> [Data shown]

>> start

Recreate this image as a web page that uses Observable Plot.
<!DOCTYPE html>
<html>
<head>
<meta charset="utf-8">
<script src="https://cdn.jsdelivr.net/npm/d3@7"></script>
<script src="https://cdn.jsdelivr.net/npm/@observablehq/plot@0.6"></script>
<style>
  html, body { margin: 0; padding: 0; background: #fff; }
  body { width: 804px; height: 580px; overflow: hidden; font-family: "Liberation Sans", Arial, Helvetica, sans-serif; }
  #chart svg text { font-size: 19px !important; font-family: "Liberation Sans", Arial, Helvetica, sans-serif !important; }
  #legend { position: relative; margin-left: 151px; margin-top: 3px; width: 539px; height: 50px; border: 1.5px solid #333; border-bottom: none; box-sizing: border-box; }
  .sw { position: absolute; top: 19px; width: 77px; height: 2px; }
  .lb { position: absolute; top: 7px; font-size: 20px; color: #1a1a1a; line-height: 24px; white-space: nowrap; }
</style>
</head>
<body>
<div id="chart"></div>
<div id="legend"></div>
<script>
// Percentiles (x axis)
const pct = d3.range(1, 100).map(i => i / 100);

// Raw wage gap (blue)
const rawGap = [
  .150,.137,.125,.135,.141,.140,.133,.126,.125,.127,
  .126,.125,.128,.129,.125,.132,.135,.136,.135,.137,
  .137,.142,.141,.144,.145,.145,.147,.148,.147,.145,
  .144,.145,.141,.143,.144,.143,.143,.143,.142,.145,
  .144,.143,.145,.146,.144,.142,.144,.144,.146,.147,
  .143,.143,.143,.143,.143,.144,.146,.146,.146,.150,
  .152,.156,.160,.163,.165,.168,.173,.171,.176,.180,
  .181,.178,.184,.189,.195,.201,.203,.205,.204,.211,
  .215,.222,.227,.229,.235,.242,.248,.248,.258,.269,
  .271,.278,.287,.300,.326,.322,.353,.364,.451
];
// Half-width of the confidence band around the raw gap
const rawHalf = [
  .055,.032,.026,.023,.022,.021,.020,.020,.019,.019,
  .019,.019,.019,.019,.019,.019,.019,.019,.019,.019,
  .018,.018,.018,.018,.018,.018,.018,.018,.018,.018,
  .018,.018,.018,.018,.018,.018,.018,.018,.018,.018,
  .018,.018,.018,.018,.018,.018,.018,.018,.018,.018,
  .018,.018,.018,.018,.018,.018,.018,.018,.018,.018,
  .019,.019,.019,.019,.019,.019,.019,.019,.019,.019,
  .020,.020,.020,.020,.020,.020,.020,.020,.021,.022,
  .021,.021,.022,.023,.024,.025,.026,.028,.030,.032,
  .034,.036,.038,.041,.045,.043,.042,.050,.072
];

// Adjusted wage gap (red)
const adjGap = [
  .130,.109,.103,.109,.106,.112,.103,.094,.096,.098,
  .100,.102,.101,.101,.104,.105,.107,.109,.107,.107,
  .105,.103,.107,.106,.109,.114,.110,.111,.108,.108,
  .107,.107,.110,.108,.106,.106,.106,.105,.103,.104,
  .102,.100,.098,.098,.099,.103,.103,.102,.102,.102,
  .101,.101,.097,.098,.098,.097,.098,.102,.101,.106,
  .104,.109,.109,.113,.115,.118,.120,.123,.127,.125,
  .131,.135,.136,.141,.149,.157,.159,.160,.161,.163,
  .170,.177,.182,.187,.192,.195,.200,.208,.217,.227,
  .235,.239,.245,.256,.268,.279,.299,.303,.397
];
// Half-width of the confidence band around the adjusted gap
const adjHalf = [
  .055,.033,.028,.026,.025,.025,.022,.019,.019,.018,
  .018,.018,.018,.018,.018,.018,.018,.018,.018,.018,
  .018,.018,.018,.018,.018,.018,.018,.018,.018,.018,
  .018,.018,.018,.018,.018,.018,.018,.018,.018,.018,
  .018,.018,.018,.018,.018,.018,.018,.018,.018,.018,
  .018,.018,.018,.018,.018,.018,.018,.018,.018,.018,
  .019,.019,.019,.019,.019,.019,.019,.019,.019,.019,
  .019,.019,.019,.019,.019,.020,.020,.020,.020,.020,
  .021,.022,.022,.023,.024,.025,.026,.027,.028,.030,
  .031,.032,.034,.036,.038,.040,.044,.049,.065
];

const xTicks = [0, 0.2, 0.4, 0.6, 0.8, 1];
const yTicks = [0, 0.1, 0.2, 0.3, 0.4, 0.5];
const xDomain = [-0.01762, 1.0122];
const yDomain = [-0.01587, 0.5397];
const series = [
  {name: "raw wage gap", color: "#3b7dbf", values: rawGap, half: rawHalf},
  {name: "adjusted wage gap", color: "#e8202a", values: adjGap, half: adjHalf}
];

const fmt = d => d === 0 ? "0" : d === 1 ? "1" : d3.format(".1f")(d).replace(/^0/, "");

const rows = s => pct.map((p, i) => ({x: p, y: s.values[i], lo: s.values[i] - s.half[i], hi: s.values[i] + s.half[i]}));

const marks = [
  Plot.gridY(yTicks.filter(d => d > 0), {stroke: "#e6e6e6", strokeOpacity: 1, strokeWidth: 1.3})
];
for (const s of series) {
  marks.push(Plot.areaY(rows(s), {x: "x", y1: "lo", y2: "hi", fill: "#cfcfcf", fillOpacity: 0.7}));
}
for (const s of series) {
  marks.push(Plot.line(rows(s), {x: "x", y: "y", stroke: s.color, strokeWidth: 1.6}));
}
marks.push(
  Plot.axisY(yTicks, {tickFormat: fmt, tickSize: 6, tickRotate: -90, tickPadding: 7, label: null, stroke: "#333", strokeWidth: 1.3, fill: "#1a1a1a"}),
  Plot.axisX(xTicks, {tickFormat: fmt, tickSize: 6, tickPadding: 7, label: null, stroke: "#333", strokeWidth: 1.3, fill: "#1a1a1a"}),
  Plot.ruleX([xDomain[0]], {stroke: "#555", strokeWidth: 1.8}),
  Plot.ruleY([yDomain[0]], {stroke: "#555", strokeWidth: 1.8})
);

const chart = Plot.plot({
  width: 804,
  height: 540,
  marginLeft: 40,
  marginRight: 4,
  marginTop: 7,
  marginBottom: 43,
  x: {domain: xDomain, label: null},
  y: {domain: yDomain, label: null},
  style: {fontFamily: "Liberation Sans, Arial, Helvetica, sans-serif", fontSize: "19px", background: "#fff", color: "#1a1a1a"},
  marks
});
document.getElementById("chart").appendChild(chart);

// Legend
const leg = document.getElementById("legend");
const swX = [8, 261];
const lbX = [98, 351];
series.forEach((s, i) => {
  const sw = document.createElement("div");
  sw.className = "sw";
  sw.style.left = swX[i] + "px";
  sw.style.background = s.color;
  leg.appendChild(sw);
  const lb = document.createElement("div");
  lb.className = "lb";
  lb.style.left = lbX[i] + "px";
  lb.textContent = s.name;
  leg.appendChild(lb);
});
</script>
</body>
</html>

>> end
>> start

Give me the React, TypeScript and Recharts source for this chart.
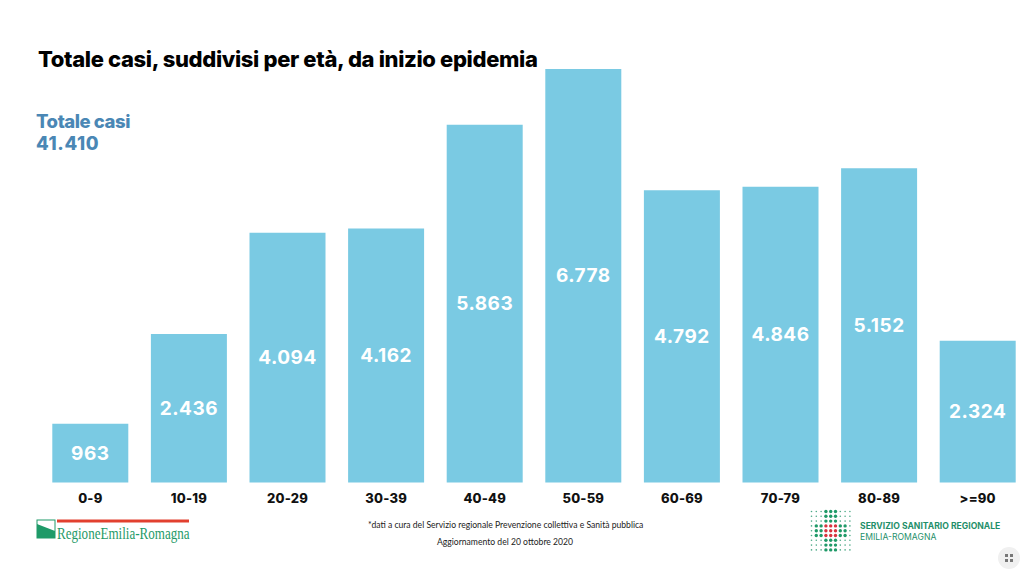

>> end

> [What is required]
Scan the records above for the string "this", then report every line that contains it.

> [Complete response]
Recreate this image as a web page that uses Observable Plot.
Give me the React, TypeScript and Recharts source for this chart.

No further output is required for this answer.